Why are statistical programming languages important to data scientists?
Data scientists are going to gravitate toward using statistical programming languages because it gives them a way to do more involved things without seeking help. A data scientist typically hasn’t learned to be a programmer the way somebody who has taken a bootcamp or maybe even gotten a computer science degree has. They’re typically the flavor of their background in disciplines such as advanced statistics, data analysis, and so on.
So, think of somebody who’s really into data science and is gathering a lot of complex sabermetrics for baseball or will be analyzing polling data for politicians or something.
It’s more important for the people who do that to understand the nuances of statistical distribution curves and to really understand statistical theory. Their education probably hasn’t pushed them through application programming the way that, say, mine did.
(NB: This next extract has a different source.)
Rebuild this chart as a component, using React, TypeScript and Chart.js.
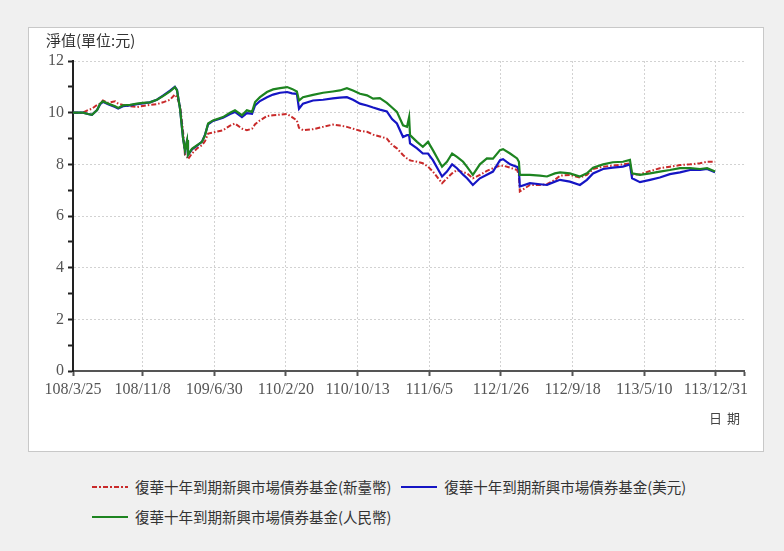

While getting my computer science degree, I learned how to do all kinds of algorithms and data structures to make me a generally useful programmer.
So, absent a statistical programming language, if you’re a data scientist and you haven’t really been trained in programming, you don’t have great options.
One is that you can try to do all of this stuff in Microsoft Excel, which gets really involved and convoluted and falls down quicker than you might think.
The other one would historically have been to enlist a programmer to write a program, and then you’re kind of like a marionette typing for them and telling them how the program needs to work. You don’t know how to write the program, and the programmer doesn’t know anything about your world. So, it’s an awkward collaboration.
So, the importance of the statistical programming languages is to give those data scientists a way to be autonomous but without going through a whole computer science degree. It’s giving them a programming language that’s tailored to their experience with a minimal learning curve that lets them get as much done as possible.